Kate Mulley’s review of PUNK ROCK

“Do you know why you’re so fat? Because you eat too much!”
“Have you ever kissed a boy?” “No.” “Are you sure?” “Yes.”

Simon Stephen’s electrifying play Punk Rock is finally getting its New York debut after it was performed in London 5 years ago at the Lyric Hammersmith. Based on Stephen’s experience as a high school teacher in the UK, the play follows a group of sixth form students in a prep school in a suburb of Manchester. When Lilly arrives, fresh from Cambridge, she becomes a curiosity to the other students, particularly William, who seems to think that the two of them have a special connection, but isn’t quite able to articulate what it is. She’s game to make new friends though, and early in the scenes she functions as an intro to the personalities in the class. William is the smart oddball, Bennet is the obnoxious (possibly closeted) jock, Cissy is his gorgeous girlfriend with a photographic memory, Chadwick is the runt of the class, but the smartest of them all. Tanya is the beta girl with a crush on her teacher, and Nicholas is brandy attractive and a bit adrift from everyone else.

As the play continues, the lightness and humor of the dialogue become more and more unsettling and we learn that William isn’t always telling Lilly the truth about himself or about others in their class. He asks Lilly out and she turns him down politely, saying that she’s not interested in dating anyone, but that she’s flattered by the offer. This kicks off a new dynamic between the students and one that brings the simmering antagonism to a head.

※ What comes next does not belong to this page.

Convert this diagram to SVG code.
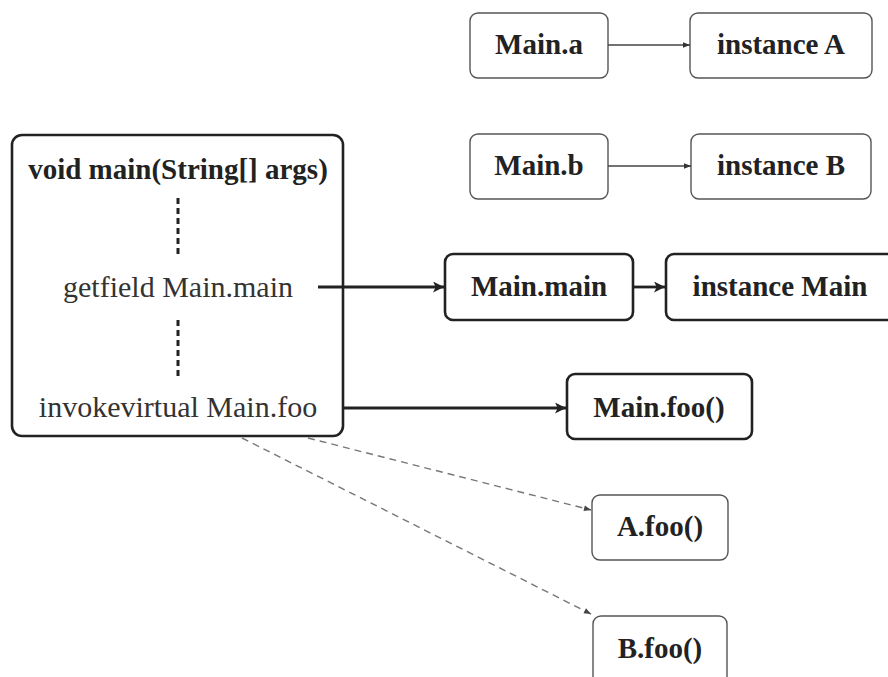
<svg xmlns="http://www.w3.org/2000/svg" width="888" height="677" viewBox="0 0 888 677">
  <style>
    .thin { fill: #fff; stroke: #555; stroke-width: 1.4; }
    .thick { fill: #fff; stroke: #222; stroke-width: 2.6; }
    text { font-family: 'Liberation Serif', 'Times New Roman', serif; text-anchor: middle; }
    .bold { font-weight: bold; font-size: 29px; fill: #222; }
    .reg { font-weight: normal; font-size: 30px; fill: #333; }
    .edge-thin { stroke: #444; stroke-width: 1.3; fill: none; }
    .edge-thick { stroke: #222; stroke-width: 2.8; fill: none; }
    .edge-dash { stroke: #777; stroke-width: 1.4; stroke-dasharray: 7 5; fill: none; }
    .elide { stroke: #222; stroke-width: 3; stroke-dasharray: 6 4; fill: none; }
  </style>
  <defs>
    <marker id="headSmall" viewBox="0 0 10 10" refX="10" refY="5" markerWidth="7" markerHeight="7" markerUnits="userSpaceOnUse" orient="auto">
      <path d="M0,1 L10,5 L0,9 z" fill="#333"/>
    </marker>
    <marker id="headBig" viewBox="0 0 10 10" refX="10" refY="5" markerWidth="13" markerHeight="11" markerUnits="userSpaceOnUse" orient="auto">
      <path d="M0,0 L10,5 L0,10 L2.5,5 z" fill="#222"/>
    </marker>
    <marker id="headDash" viewBox="0 0 10 10" refX="10" refY="5" markerWidth="8" markerHeight="7" markerUnits="userSpaceOnUse" orient="auto">
      <path d="M0,1 L10,5 L0,9 z" fill="#444"/>
    </marker>
  </defs>

  <rect width="888" height="677" fill="#fff"/>

  <!-- method body -->
  <g id="main-method">
    <rect class="thick" x="12" y="135" width="331" height="301" rx="10"/>
    <text class="bold" x="178" y="179">void main(String[] args)</text>
    <line class="elide" x1="178" y1="198" x2="178" y2="256"/>
    <text class="reg" x="178" y="297">getfield Main.main</text>
    <line class="elide" x1="178" y1="320" x2="178" y2="376"/>
    <text class="reg" x="178" y="417">invokevirtual Main.foo</text>
  </g>

  <g id="main-a">
    <rect class="thin" x="470" y="13" width="138" height="65" rx="8"/>
    <text class="bold" x="539" y="54">Main.a</text>
  </g>
  <g id="instance-a">
    <rect class="thin" x="690" y="13" width="182" height="65" rx="8"/>
    <text class="bold" x="781" y="54">instance A</text>
  </g>
  <g id="main-b">
    <rect class="thin" x="470" y="134" width="138" height="65" rx="8"/>
    <text class="bold" x="539" y="175">Main.b</text>
  </g>
  <g id="instance-b">
    <rect class="thin" x="691" y="134" width="180" height="65" rx="8"/>
    <text class="bold" x="781" y="175">instance B</text>
  </g>
  <g id="main-main">
    <rect class="thick" x="445" y="254" width="188" height="66" rx="8"/>
    <text class="bold" x="539" y="296">Main.main</text>
  </g>
  <g id="instance-main">
    <rect class="thick" x="666" y="254" width="240" height="66" rx="8"/>
    <text class="bold" x="780" y="296">instance Main</text>
  </g>
  <g id="main-foo">
    <rect class="thick" x="567" y="374" width="185" height="65" rx="8"/>
    <text class="bold" x="659" y="417">Main.foo()</text>
  </g>
  <g id="a-foo">
    <rect class="thin" x="592" y="495" width="136" height="65" rx="8"/>
    <text class="bold" x="660" y="536">A.foo()</text>
  </g>
  <g id="b-foo">
    <rect class="thin" x="593" y="616" width="134" height="70" rx="8"/>
    <text class="bold" x="660" y="658">B.foo()</text>
  </g>

  <!-- connectors, drawn last so the field access line crosses the method border -->
  <g id="connectors">
    <line class="edge-thin" x1="608" y1="45" x2="690" y2="45" marker-end="url(#headSmall)"/>
    <line class="edge-thin" x1="608" y1="166" x2="691" y2="166" marker-end="url(#headSmall)"/>
    <line class="edge-thick" x1="318" y1="287" x2="444" y2="287" marker-end="url(#headBig)"/>
    <line class="edge-thick" x1="633" y1="287" x2="665" y2="287" marker-end="url(#headBig)"/>
    <line class="edge-thick" x1="343" y1="408" x2="566" y2="408" marker-end="url(#headBig)"/>
    <line class="edge-dash" x1="308" y1="438" x2="591" y2="510" marker-end="url(#headDash)"/>
    <line class="edge-dash" x1="242" y1="438" x2="591" y2="614" marker-end="url(#headDash)"/>
  </g>
</svg>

As in almost any New York production of a British play, the accents are fairly uneven, but for the most part the acting is quite good. The entire play takes place in the upper school library, which is mostly devoid of books and functions as a place for the students to goof off, make out, insult one another and attempt to read before realizing that this particular part of the library is not for studying for exams, but for studying one another.

Deftly directed by Trip Cullman, the play captures teen speak very well (at least it appears to capture British teen speak from 2009 very well) and the way that certain actions can actually have a life or death consequence even when one finds themselves entirely devoid of responsibility or mortality. The chilling penultimate scene of the play is tragic and shocking and yet entirely believable.